• YOUR INSTRUCTIONS:
Each line below should be retyped exactly, with no pictures.
▬▬▬▬▬▬▬▬▬▬
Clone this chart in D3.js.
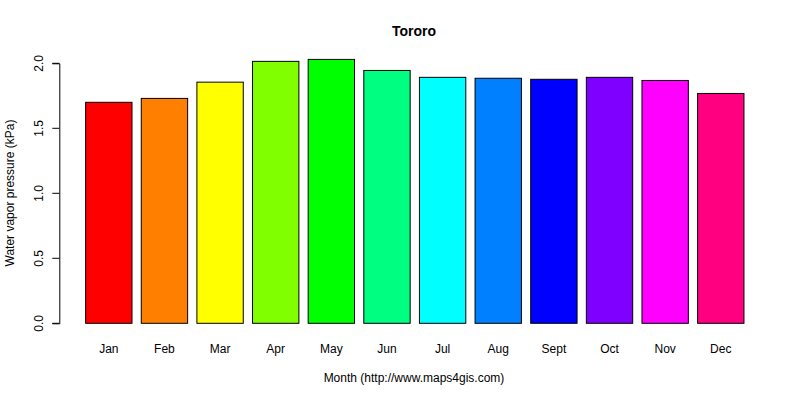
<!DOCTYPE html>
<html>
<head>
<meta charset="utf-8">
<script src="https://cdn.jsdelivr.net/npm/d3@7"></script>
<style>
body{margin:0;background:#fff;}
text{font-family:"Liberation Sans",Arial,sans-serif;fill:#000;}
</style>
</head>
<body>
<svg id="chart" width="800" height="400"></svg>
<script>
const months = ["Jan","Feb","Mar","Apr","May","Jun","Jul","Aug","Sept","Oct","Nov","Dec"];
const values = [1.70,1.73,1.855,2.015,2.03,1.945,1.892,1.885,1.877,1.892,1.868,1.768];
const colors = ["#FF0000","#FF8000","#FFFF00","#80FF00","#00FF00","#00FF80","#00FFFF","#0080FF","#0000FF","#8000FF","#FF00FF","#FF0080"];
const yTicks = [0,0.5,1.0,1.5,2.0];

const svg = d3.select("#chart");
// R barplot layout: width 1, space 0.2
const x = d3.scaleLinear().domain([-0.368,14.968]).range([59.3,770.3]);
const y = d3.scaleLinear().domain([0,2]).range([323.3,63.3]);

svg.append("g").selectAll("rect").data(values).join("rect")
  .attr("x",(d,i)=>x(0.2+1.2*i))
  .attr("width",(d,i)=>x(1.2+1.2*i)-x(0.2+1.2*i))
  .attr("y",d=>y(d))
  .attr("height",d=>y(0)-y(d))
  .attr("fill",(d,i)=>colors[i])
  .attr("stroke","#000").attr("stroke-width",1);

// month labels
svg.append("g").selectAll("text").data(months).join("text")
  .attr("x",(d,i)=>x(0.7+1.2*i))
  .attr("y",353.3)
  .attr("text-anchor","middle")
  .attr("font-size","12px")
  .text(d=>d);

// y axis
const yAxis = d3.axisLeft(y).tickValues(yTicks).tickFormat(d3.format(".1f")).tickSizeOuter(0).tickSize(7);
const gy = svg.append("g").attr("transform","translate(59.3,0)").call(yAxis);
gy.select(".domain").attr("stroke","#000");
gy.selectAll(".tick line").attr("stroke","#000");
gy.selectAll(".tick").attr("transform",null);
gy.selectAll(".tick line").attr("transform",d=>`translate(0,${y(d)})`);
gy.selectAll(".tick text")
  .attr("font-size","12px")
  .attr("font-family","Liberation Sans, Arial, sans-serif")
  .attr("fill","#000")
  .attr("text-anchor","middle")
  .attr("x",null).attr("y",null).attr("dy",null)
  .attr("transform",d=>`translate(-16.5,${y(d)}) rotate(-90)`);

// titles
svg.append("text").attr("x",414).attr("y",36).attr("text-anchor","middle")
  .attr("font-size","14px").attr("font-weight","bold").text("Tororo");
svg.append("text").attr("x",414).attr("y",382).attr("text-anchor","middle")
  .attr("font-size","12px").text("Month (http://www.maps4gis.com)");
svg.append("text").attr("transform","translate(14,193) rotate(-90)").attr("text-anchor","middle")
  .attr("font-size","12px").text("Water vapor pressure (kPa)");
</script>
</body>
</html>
▬▬▬▬▬▬▬▬▬▬
• THE OUTPUT:
Clone this chart in D3.js.
<!DOCTYPE html>
<html>
<head>
<meta charset="utf-8">
<script src="https://cdn.jsdelivr.net/npm/d3@7"></script>
<style>
body{margin:0;background:#fff;}
text{font-family:"Liberation Sans",Arial,sans-serif;fill:#000;}
</style>
</head>
<body>
<svg id="chart" width="800" height="400"></svg>
<script>
const months = ["Jan","Feb","Mar","Apr","May","Jun","Jul","Aug","Sept","Oct","Nov","Dec"];
const values = [1.70,1.73,1.855,2.015,2.03,1.945,1.892,1.885,1.877,1.892,1.868,1.768];
const colors = ["#FF0000","#FF8000","#FFFF00","#80FF00","#00FF00","#00FF80","#00FFFF","#0080FF","#0000FF","#8000FF","#FF00FF","#FF0080"];
const yTicks = [0,0.5,1.0,1.5,2.0];

const svg = d3.select("#chart");
// R barplot layout: width 1, space 0.2
const x = d3.scaleLinear().domain([-0.368,14.968]).range([59.3,770.3]);
const y = d3.scaleLinear().domain([0,2]).range([323.3,63.3]);

svg.append("g").selectAll("rect").data(values).join("rect")
  .attr("x",(d,i)=>x(0.2+1.2*i))
  .attr("width",(d,i)=>x(1.2+1.2*i)-x(0.2+1.2*i))
  .attr("y",d=>y(d))
  .attr("height",d=>y(0)-y(d))
  .attr("fill",(d,i)=>colors[i])
  .attr("stroke","#000").attr("stroke-width",1);

// month labels
svg.append("g").selectAll("text").data(months).join("text")
  .attr("x",(d,i)=>x(0.7+1.2*i))
  .attr("y",353.3)
  .attr("text-anchor","middle")
  .attr("font-size","12px")
  .text(d=>d);

// y axis
const yAxis = d3.axisLeft(y).tickValues(yTicks).tickFormat(d3.format(".1f")).tickSizeOuter(0).tickSize(7);
const gy = svg.append("g").attr("transform","translate(59.3,0)").call(yAxis);
gy.select(".domain").attr("stroke","#000");
gy.selectAll(".tick line").attr("stroke","#000");
gy.selectAll(".tick").attr("transform",null);
gy.selectAll(".tick line").attr("transform",d=>`translate(0,${y(d)})`);
gy.selectAll(".tick text")
  .attr("font-size","12px")
  .attr("font-family","Liberation Sans, Arial, sans-serif")
  .attr("fill","#000")
  .attr("text-anchor","middle")
  .attr("x",null).attr("y",null).attr("dy",null)
  .attr("transform",d=>`translate(-16.5,${y(d)}) rotate(-90)`);

// titles
svg.append("text").attr("x",414).attr("y",36).attr("text-anchor","middle")
  .attr("font-size","14px").attr("font-weight","bold").text("Tororo");
svg.append("text").attr("x",414).attr("y",382).attr("text-anchor","middle")
  .attr("font-size","12px").text("Month (http://www.maps4gis.com)");
svg.append("text").attr("transform","translate(14,193) rotate(-90)").attr("text-anchor","middle")
  .attr("font-size","12px").text("Water vapor pressure (kPa)");
</script>
</body>
</html>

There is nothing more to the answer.